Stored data
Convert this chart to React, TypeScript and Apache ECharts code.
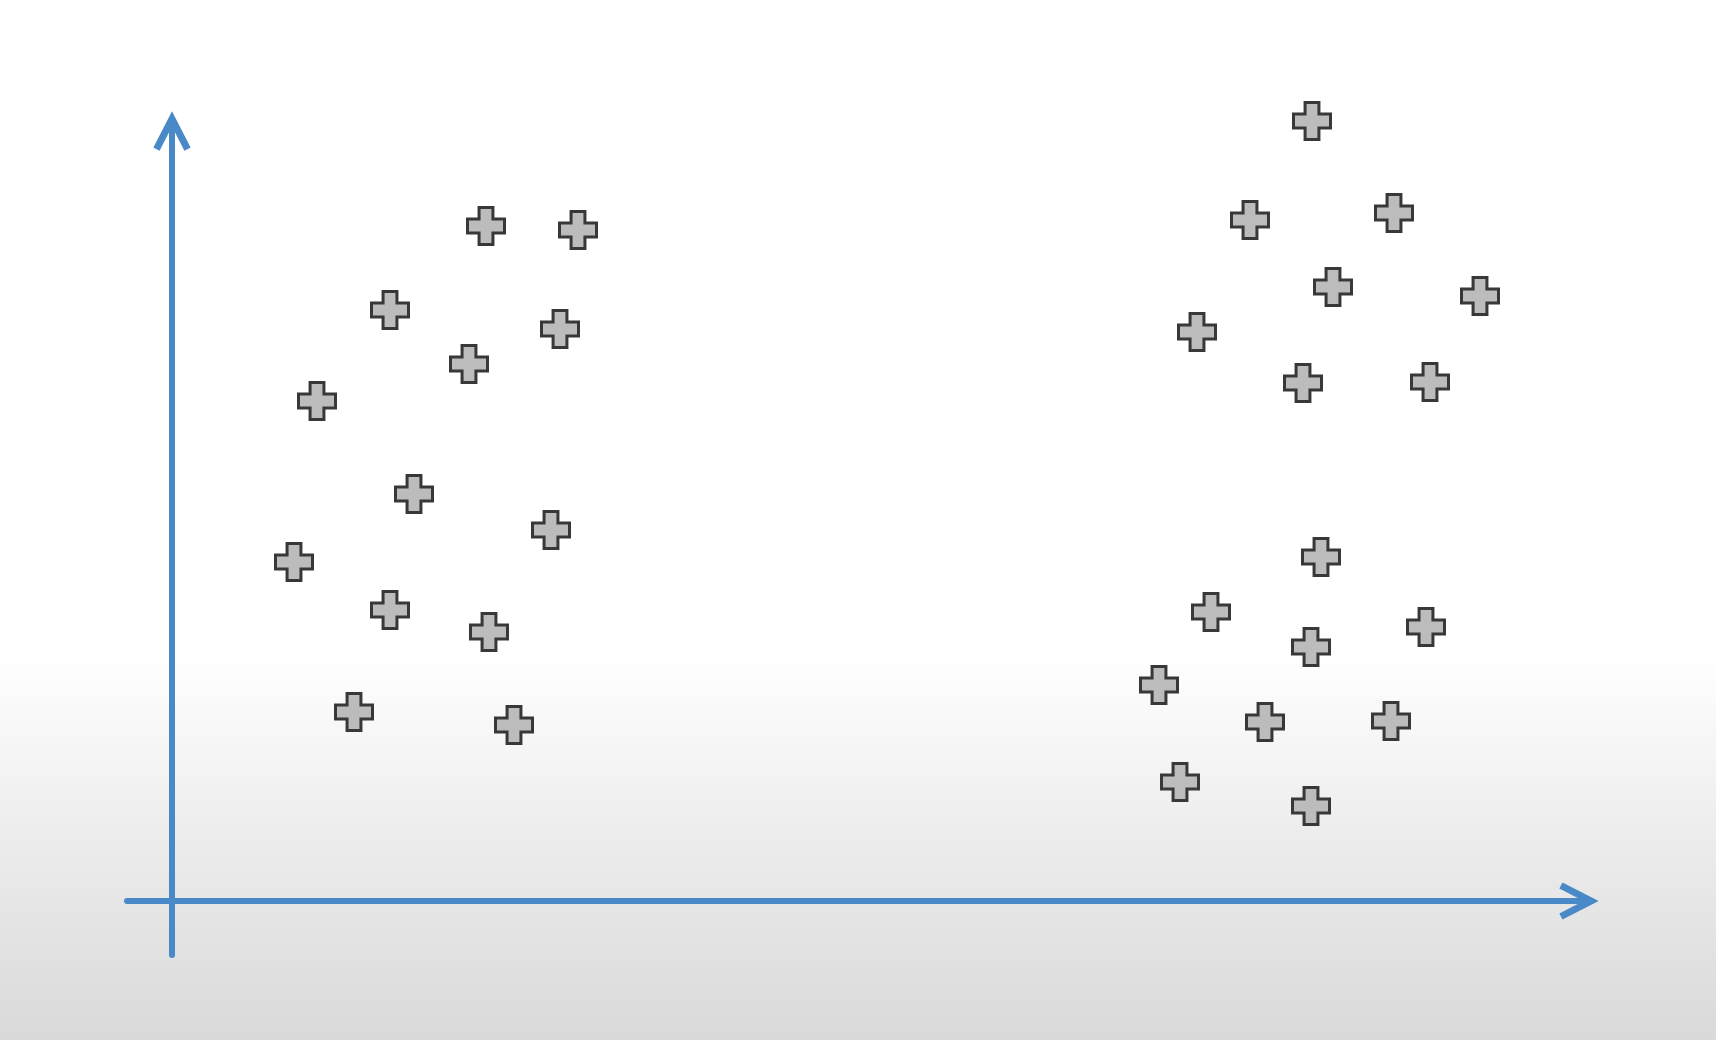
import React, { useEffect, useRef } from 'react';
import * as echarts from 'echarts';

// left cluster
const leftX = [31.4, 40.6, 21.8, 38.8, 29.7, 14.5, 24.2, 37.9, 12.2, 21.8, 31.7, 18.2, 34.2];
const leftY = [67.5, 67.1, 59.1, 57.2, 53.7, 50.0, 40.7, 37.1, 33.9, 29.1, 26.9, 18.9, 17.6];

// upper right cluster
const upperRightX = [114.0, 107.8, 122.2, 116.1, 130.8, 102.5, 113.1, 125.8];
const upperRightY = [78.0, 68.1, 68.8, 61.4, 60.5, 56.9, 51.8, 51.9];

// lower right cluster
const lowerRightX = [114.9, 103.9, 125.4, 113.9, 98.7, 109.3, 121.9, 100.8, 113.9];
const lowerRightY = [34.4, 28.9, 27.4, 25.4, 21.6, 17.9, 18.0, 11.9, 9.5];

const xRange = [-4.5, 141.9];
const yRange = [-5.4, 78.2];

const axisColor = '#4a89c7';
const plusPath =
  'path://M2.5,0 L5.5,0 L5.5,2.5 L8,2.5 L8,5.5 L5.5,5.5 L5.5,8 L2.5,8 L2.5,5.5 L0,5.5 L0,2.5 L2.5,2.5 Z';
const chevronPath = 'path://M18.6,0 L37.2,36.2 L31,39.4 L18.6,15.2 L6.2,39.4 L0,36.2 Z';

const zip = (xs: number[], ys: number[]) => xs.map((x, i) => [x, ys[i]]);

const axisBase = {
  type: 'value' as const,
  splitLine: { show: false },
  axisTick: { show: false },
  axisLabel: { show: false },
  axisLine: {
    show: true,
    onZero: true,
    symbol: ['none', chevronPath],
    symbolSize: [37.2, 39.4],
    symbolOffset: [0, -12],
    lineStyle: { color: axisColor, width: 6 },
  },
};

const markerSeries = (name: string, data: number[][]) => ({
  name,
  type: 'scatter' as const,
  symbol: plusPath,
  symbolSize: 37,
  clip: false,
  itemStyle: { color: '#bcbcbc', borderColor: '#383838', borderWidth: 3, opacity: 1 },
  data,
});

const App: React.FC = () => {
  const chartRef = useRef<HTMLDivElement>(null);

  useEffect(() => {
    if (!chartRef.current) return;
    const chart = echarts.init(chartRef.current, undefined, { renderer: 'svg' });

    chart.setOption({
      animation: false,
      backgroundColor: {
        type: 'linear',
        x: 0,
        y: 0,
        x2: 0,
        y2: 1,
        colorStops: [
          { offset: 0, color: '#ffffff' },
          { offset: 0.63, color: '#ffffff' },
          { offset: 0.78, color: '#efefef' },
          { offset: 0.9, color: '#e3e3e3' },
          { offset: 1, color: '#d9d9d9' },
        ],
      },
      grid: { left: 127, right: 125, top: 119, bottom: 85 },
      xAxis: { ...axisBase, min: xRange[0], max: xRange[1] },
      yAxis: { ...axisBase, min: yRange[0], max: yRange[1] },
      series: [
        markerSeries('left', zip(leftX, leftY)),
        markerSeries('upperRight', zip(upperRightX, upperRightY)),
        markerSeries('lowerRight', zip(lowerRightX, lowerRightY)),
      ],
    });

    const handleResize = () => chart.resize();
    window.addEventListener('resize', handleResize);
    return () => {
      window.removeEventListener('resize', handleResize);
      chart.dispose();
    };
  }, []);

  return (
    <div
      ref={chartRef}
      style={{ position: 'fixed', left: 0, top: 0, width: '100vw', height: '100vh' }}
    />
  );
};

export default App;
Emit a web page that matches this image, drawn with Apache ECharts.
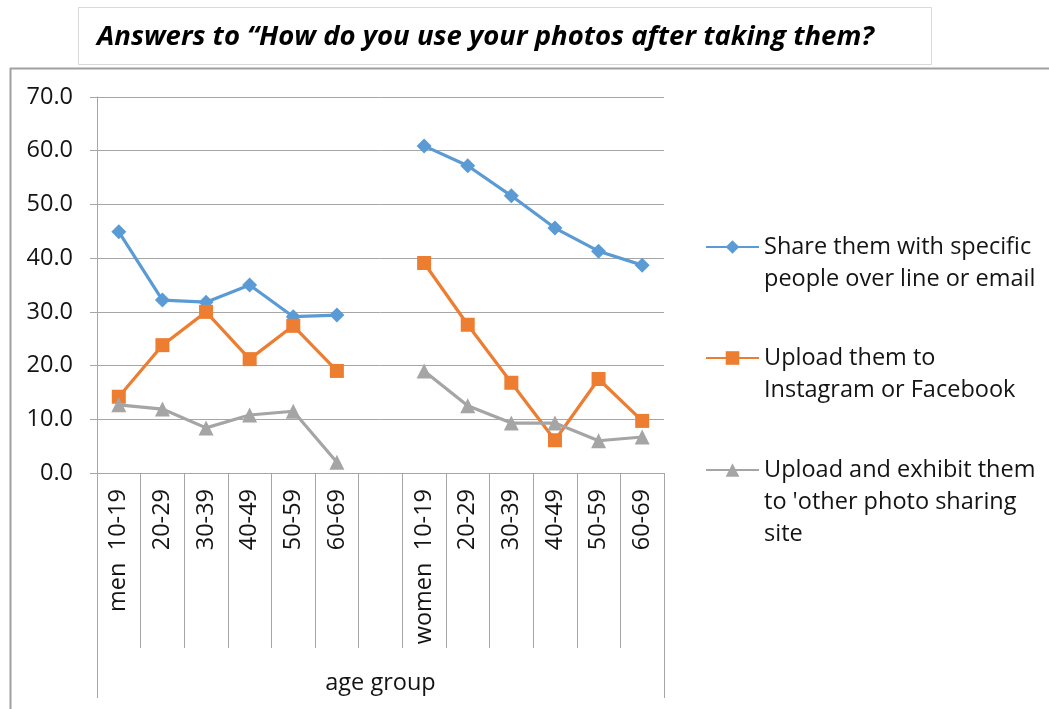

Goal |
Reproduce the material above exactly, first line through the line that contains "const yRange = [-5.4, 78.2];", minus the pictures.

Response |
Convert this chart to React, TypeScript and Apache ECharts code.
import React, { useEffect, useRef } from 'react';
import * as echarts from 'echarts';

// left cluster
const leftX = [31.4, 40.6, 21.8, 38.8, 29.7, 14.5, 24.2, 37.9, 12.2, 21.8, 31.7, 18.2, 34.2];
const leftY = [67.5, 67.1, 59.1, 57.2, 53.7, 50.0, 40.7, 37.1, 33.9, 29.1, 26.9, 18.9, 17.6];

// upper right cluster
const upperRightX = [114.0, 107.8, 122.2, 116.1, 130.8, 102.5, 113.1, 125.8];
const upperRightY = [78.0, 68.1, 68.8, 61.4, 60.5, 56.9, 51.8, 51.9];

// lower right cluster
const lowerRightX = [114.9, 103.9, 125.4, 113.9, 98.7, 109.3, 121.9, 100.8, 113.9];
const lowerRightY = [34.4, 28.9, 27.4, 25.4, 21.6, 17.9, 18.0, 11.9, 9.5];

const xRange = [-4.5, 141.9];
const yRange = [-5.4, 78.2];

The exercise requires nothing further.